Do your dreams have color? Are they as blurry as the thoughts in your head, or are they blasted in high definition during your sleep?

Can you hear in your dreams? Can you smell? Taste? Can you feel temperature? Can your arm get numb?

In my dreams, I can’t feel temperature. I have all my other senses just fine, but my sense of touch is very remote. It’s partially because of this that I am always able to tell whether or not I am in a dream.

Or can I? Often, when thinking about dreams, I am reminded of Zhuangzi, of a man dreaming of being a butterfly only to wake up and wonder if he were a butterfly dreaming to be a man. Could it be that my sense of touch is in fact as poor as it seems in my dreams? Could it be that my memory in real life is poor and much more unreliable than I believe it to be?

Or perhaps my memory is neither poor nor extraordinary, but instead subjective to my state of mind. Maybe my sense of self does not exist in my form, but instead in the sense that I am myself.

The self is as fluid as the world, you know? There may be stagnant figures and observable features in the world, but the truth is not in our comprehension but in the reality of existence. There need not be words to explain the truth, there need not be logic. But words and logic certainly help those poor sentient beings with thoughts and mouths in comprehending themselves.

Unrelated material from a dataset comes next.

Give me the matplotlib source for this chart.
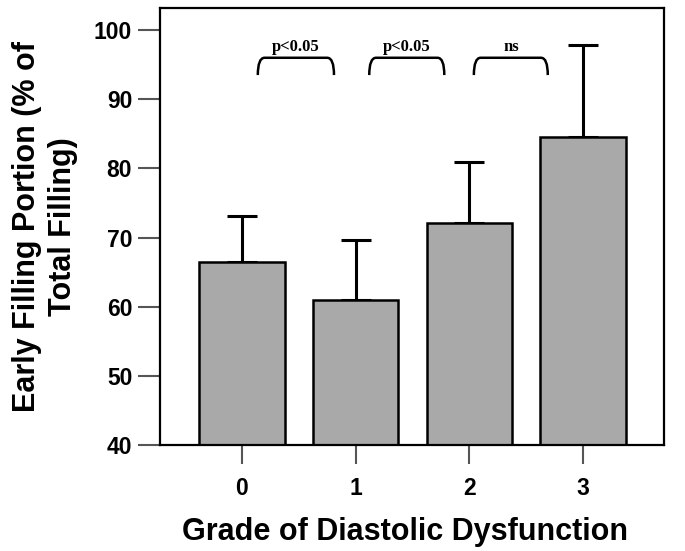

So, paradoxically, could this train of words and logic be what sustains imagination? For imagination is not found in reality, instead, it is an elevated version of it, supported by one’s comprehension of reality. Imagination needs logic to exist, but reality does not.

To take it a step further, could this be the basis of a dream? Should dreams have logic comprehendible to the self so that they may exist? Reflections of reality that the self has collected in order to solidify one’s comprehension of existence. Might that be the function of a dream? To simulate reality and prolong one’s stay in reality by practicing good things learnt in the past, so that existence may be akin to learning to ride a bike a second time? After all, dreams can only replicate things experienced by the self, rarely so a tactile memory, no?

Therefore, dreams must make sense. Dreams follow a certain logic that is unique to the self. Whatever thoughts or sights that the self has experienced is digested into an inner sort of logic. So, if the self lingers anywhere, it should also be visited when in a dream, since the logic of that moment seems to not have been fully digested. New dreams cannot be made until the last dream has been completely solidified to the self. Or else, the dream has failed.

Ah, failure? Success? Why should dreams have a standard of success? Why did I think of that?

I’m more privy to the idea that all things in life have no sense of success or failure. There is only constant evolution and the occasional mutation. Things do not stop after a so-called success or failure, things accumulate and keep rolling no matter what. A plateau is rarely a plateau (unless it is the landform, right?), and a valley is but a valley. There is a constant motion.

It is just that the perspective of sentience is limited to time and usually to one perspective. Oh, I do wonder if it’ll ever be possible to hold multiple perspectives at once. How strange would that be? I don’t know if holding multiple perspectives would be overwhelming, although the easy answer is yes it would be.